Nike and Adidas are the first of many firms that will face congressional scrutiny in the coming weeks and months, according to sources close to the committee and several investigatory letters sent on Tuesday as part of the probe. The committee’s goal, sources said, is to pressure these companies into severing their ties with China as part of a broader push to reduce America’s reliance on the CCP.

Lawmakers are asking Nike and Adidas to turn over in-depth information about their supply chains, including whether “any garments imported into the United States … contain inputs sourced from Xinjiang and/or inputs made with forced labor of Uyghurs.” Importing such products could violate the U.S. Uyghur Forced Labor Prevention Act, a 2021 law that applies sanctions on companies using Chinese slave labor.

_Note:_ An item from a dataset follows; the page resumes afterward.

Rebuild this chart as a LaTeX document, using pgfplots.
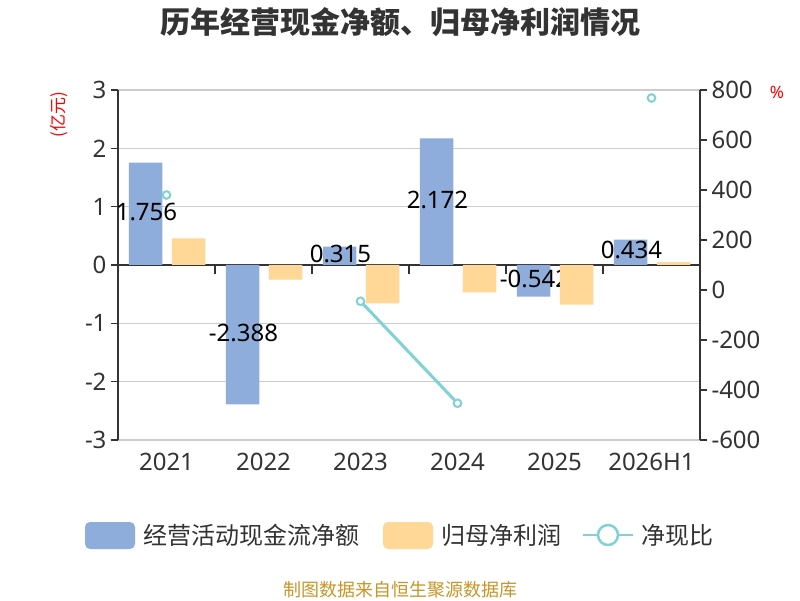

Nike and Adidas did not immediately respond to a Washington Free Beacon request for comment on the probe.

The committee also plans to investigate two other companies for similar violations: Temu, a U.S.-based online store owned by a Chinese holding company, and the Singapore-based Shein, a clothing website with a large American user base.

Select Committee chairman Mike Gallagher (R., Wisc.) said he and his colleagues were disturbed by testimony it heard in a March hearing on the Uyghur genocide, which indicated that a slew of American companies are enmeshed in China’s slave labor industry.

“The Committee is deeply troubled by the reports of corporate complicity raised by our witnesses and will be examining their concerns about American companies,”  Gallagher said in a statement provided to the Free Beacon. “Just as in the mid 1940’s, Americans have been slow to believe reports. Many American corporate leaders still don golden blindfolds when operating in China. What else do we possibly need to know?”

The House committee’s work aims to build upon the 2021 Uyghur Forced Labor Prevention Act, which received broad bipartisan support, including from the Biden administration.

But large American brands lobbied against these prohibitions, including Nike and Coca-Cola, among others. Multinational corporations like the Campbell Soup Company, Adidas, Intel, Tesla, and Calvin Klein, have also been identified by Congress and advocacy groups as being complicit in China’s use of slave labor.

Other high-risk industries include “the global apparel and textiles sector, the solar sector, car batteries, agriculture, electronics, toys, automotive, [and] numerous others,” Adrian Zenz, senior fellow and director of China studies at the Victims of Communism Memorial Foundation, told the House committee in March.

Republicans and Democrats on the House China committee say American businesses and investors have a moral and legal responsibility to end their reliance on Chinese supply channels that exploit Uyghur workers. Experts have echoed their sentiment.

“Though we may never have met someone who is Uyghur or we may never have been to China, each of us owns a t-shirt that might have been made with cotton from Xinjiang, which was likely made by forced labor,” Naomi Kikoler, director of the Simon-Skjodt Center for the Prevention of Genocide at the U.S. Holocaust Memorial Museum, said in the March hearing.

“The crimes against Uyghurs are woven into the lives of everyday Americans.”